Mais dans ce nouvel album Eyt n’est plus tout seul. Bien au contraire, il a su tisser des liens au cours de co-plateaux de concert, avec la crème des artistes, François Puyalto, Bastien Lucas, Lili Cros, Thierry Chazelle, Marion Cousineau, Lise Martin, Patrice Mercier, Jeanne Rochette, Camille Feist, François Staal… Un public en attente d’accompagnement musical plus complexe, une résidence musicale commune avec Bastien Lucas qui leur fait découvrir une même vision de la chanson, l’envie d’un album plus élaboré, plus mature, plus joueur aussi paradoxalement déclenche ce projet, chapeauté par Bastien Lucas qui dirige, réalise et signe les arrangements. Et que dire ? Si la perfection n’était pas si ennuyeuse, nous dirions que cet album est parfait.
Il y a la pochette de Julie Gasnier (Super Bravo), ce cercle de vie avec ces personnages, chacun dessiné d’un seul trait ondulant qui se referme sans jamais quitter le papier, comme l’avait fait Picasso avant elle. Le personnage central illustre la chanson la plus courte de l’album, presque un haïku, Il danse, dédiée au fils de l’artiste. Une transe où les notes légères du piano répondent aux cordes du Quatuor, et à la clarinette de Michel Schick (Horse Raddish, groupe Klezmer, musicien, accompagnateur des chanteurs Ignatus, Dyonisos, Thomas Fersen…). Une danse pas facile, où le corps rejoint l’esprit, « Le ciel est là, et il nous voit ».
À l’autre bout de la lorgnette il y a cette interrogation sur la paternité, vu par les enfants, avec une fausse naïveté « Mon père il est fort / et il a presque toujours raison / C’est normal, parce que c’est mon père ». Même si parfois, il pleure. Chaque père est subtilement représenté par un instrument : le clavier ou la guitare oudique de Bastien Lucas, la guitare de Thibaud Defever, la contrebasse de François Puyalto, la clarinette de Michel Schick, et le Quatuor des cordes.

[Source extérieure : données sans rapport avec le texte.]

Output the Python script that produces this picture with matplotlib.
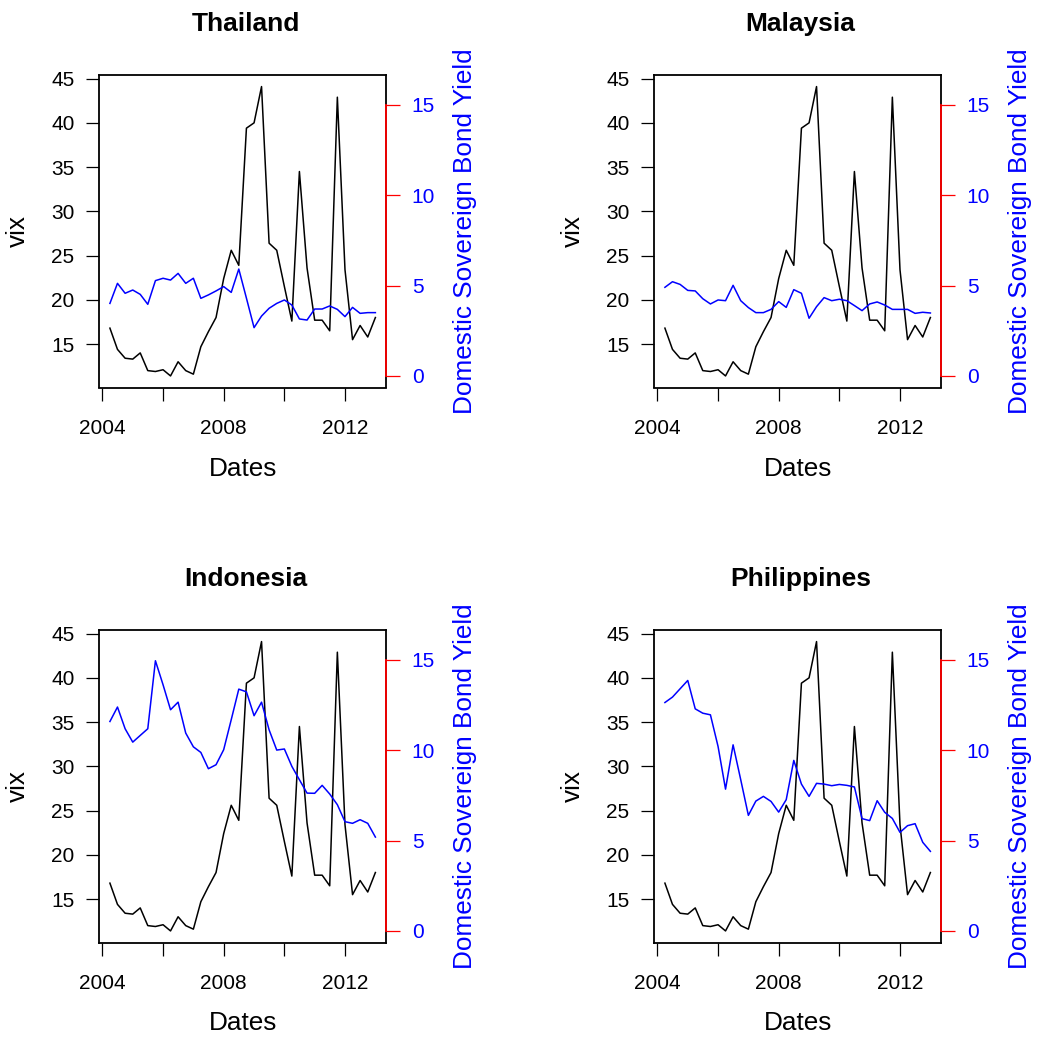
import matplotlib
matplotlib.use("Agg")
import matplotlib.pyplot as plt
import pandas as pd

plt.rcParams["font.family"] = ["Liberation Sans", "DejaVu Sans"]

# quarterly observations, 2004Q2 .. 2013Q1
DATES = pd.date_range("2004-04-01", "2013-01-01", freq="QS")

VIX = [16.8, 14.4, 13.4, 13.3, 14.0, 12.0, 11.9, 12.1, 11.4, 13.0, 12.0, 11.6,
       14.7, 16.4, 18.0, 22.4, 25.6, 23.9, 39.4, 40.0, 44.1, 26.4, 25.6, 21.5,
       17.6, 34.5, 23.6, 17.7, 17.7, 16.5, 42.9, 23.4, 15.5, 17.1, 15.8, 18.0]

THAILAND = [4.01, 5.12, 4.57, 4.75, 4.51, 3.96, 5.27, 5.40, 5.30, 5.67, 5.12, 5.40,
            4.29, 4.48, 4.70, 4.94, 4.62, 5.91, 4.30, 2.67, 3.31, 3.74, 4.01, 4.20,
            3.92, 3.15, 3.09, 3.70, 3.70, 3.87, 3.68, 3.28, 3.79, 3.46, 3.50, 3.50]

MALAYSIA = [4.90, 5.21, 5.06, 4.73, 4.70, 4.27, 3.98, 4.20, 4.16, 5.01, 4.16, 3.78,
            3.50, 3.50, 3.68, 4.11, 3.79, 4.77, 4.57, 3.19, 3.83, 4.33, 4.16, 4.24,
            4.16, 3.89, 3.61, 3.98, 4.09, 3.92, 3.68, 3.68, 3.68, 3.46, 3.52, 3.48]

INDONESIA = [11.58, 12.38, 11.18, 10.44, 10.81, 11.18, 14.94, 13.61, 12.23, 12.65, 10.94, 10.18,
             9.87, 8.97, 9.19, 10.02, 11.68, 13.37, 13.22, 11.90, 12.65, 11.12, 10.00, 10.06,
             9.10, 8.36, 7.62, 7.61, 8.05, 7.57, 6.98, 6.04, 5.95, 6.15, 5.95, 5.19]

PHILIPPINES = [12.63, 12.93, 13.39, 13.85, 12.28, 12.04, 11.95, 10.20, 7.84, 10.29, 8.36, 6.39,
               7.18, 7.44, 7.16, 6.57, 7.26, 9.43, 8.12, 7.44, 8.16, 8.12, 8.03, 8.10,
               8.05, 7.96, 6.21, 6.10, 7.20, 6.56, 6.22, 5.45, 5.82, 5.93, 4.90, 4.40]

PANELS = [
    ("Thailand", THAILAND, (99.3, 75)),
    ("Malaysia", MALAYSIA, (654.3, 75)),
    ("Indonesia", INDONESIA, (99.3, 630)),
    ("Philippines", PHILIPPINES, (654.3, 630)),
]

VIX_TICKS = [15, 20, 25, 30, 35, 40, 45]
YIELD_TICKS = [0, 5, 10, 15]
YIELD_LIM = (0, 16)
YEAR_TICKS = [2004, 2006, 2008, 2010, 2012]
YEAR_LABELS = ["2004", "", "2008", "", "2012"]

W, H = 1037, 1038
BOX_W, BOX_H = 286.7, 312.5


def r_range(lo, hi):
    pad = 0.04 * (hi - lo)
    return lo - pad, hi + pad


def draw_panel(fig, title, yields, left, top):
    ax = fig.add_axes([left / W, (H - top - BOX_H) / H, BOX_W / W, BOX_H / H])
    ax.plot(DATES, VIX, color="black", linewidth=1.1)

    x0, x1 = DATES[0], DATES[-1]
    span = x1 - x0
    ax.set_xlim(x0 - 0.04 * span, x1 + 0.04 * span)
    ax.set_ylim(*r_range(min(VIX), max(VIX)))

    ax.set_xticks([pd.Timestamp(f"{y}-01-01") for y in YEAR_TICKS])
    ax.set_xticklabels(YEAR_LABELS)
    ax.set_yticks(VIX_TICKS)
    ax.tick_params(axis="x", length=9.4, width=0.9, pad=13.5, labelsize=15)
    ax.tick_params(axis="y", length=9.4, width=0.9, pad=8.5, labelsize=15)
    for sp in ax.spines.values():
        sp.set_linewidth(1.3)

    # label offsets in pixels, measured from the box edges
    ax.set_xlabel("Dates", fontsize=18.8, va="center")
    ax.xaxis.set_label_coords(0.5, -81 / BOX_H)
    ax.set_ylabel("vix", fontsize=18.8, va="center")
    ax.yaxis.set_label_coords(-81 / BOX_W, 0.5)
    ax.set_title(title, fontweight="bold", fontsize=19, x=0.51,
                 y=(BOX_H + 44.3) / BOX_H, pad=0, va="baseline")

    ax2 = ax.twinx()
    ax2.plot(DATES, yields, color="blue", linewidth=1.1)
    ax2.set_ylim(*r_range(*YIELD_LIM))
    ax2.set_yticks(YIELD_TICKS)
    ax2.tick_params(axis="y", length=10, width=0.9, pad=8.5, labelsize=15,
                    color="red", labelcolor="blue")
    for name in ("left", "top", "bottom"):
        ax2.spines[name].set_visible(False)
    ax2.spines["right"].set_bounds(YIELD_TICKS[0], YIELD_TICKS[-1])
    ax2.spines["right"].set_color("red")
    ax2.spines["right"].set_linewidth(1.3)
    ax2.set_ylabel("Domestic Sovereign Bond Yield", fontsize=18.8,
                   color="blue", rotation=90, va="center")
    ax2.yaxis.set_label_coords(1 + 79 / BOX_W, 0.5)


fig = plt.figure(figsize=(W / 100, H / 100), dpi=100)
for title, yields, (left, top) in PANELS:
    draw_panel(fig, title, yields, left, top)

fig.savefig("out.png", dpi=100)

Parce que ce qui fait la perfection de cet album, c’est la parfaite symbiose entre la musique et les textes, leur sens profond et leur sonorité. Magnifié par les subtils arrangements de Bastien Lucas et l’enregistrement d’Olivier Renet, le mixage inventif de Jean-Baptiste Bruhnes. Ce n’est sans doute pas une coïncidence si la plupart des musiciens qui ont œuvré sur cet album sont aussi eux-mêmes des auteurs et des interprètes de talent. Ils réussissent là l’impossible, ce que tout chanteur rêve d’atteindre, ce qui fait de la chanson, lorsqu’elle est réussie, l’art le plus abouti, un concentré d’âme et de beauté en quelques minutes, touchant le cœur et le corps.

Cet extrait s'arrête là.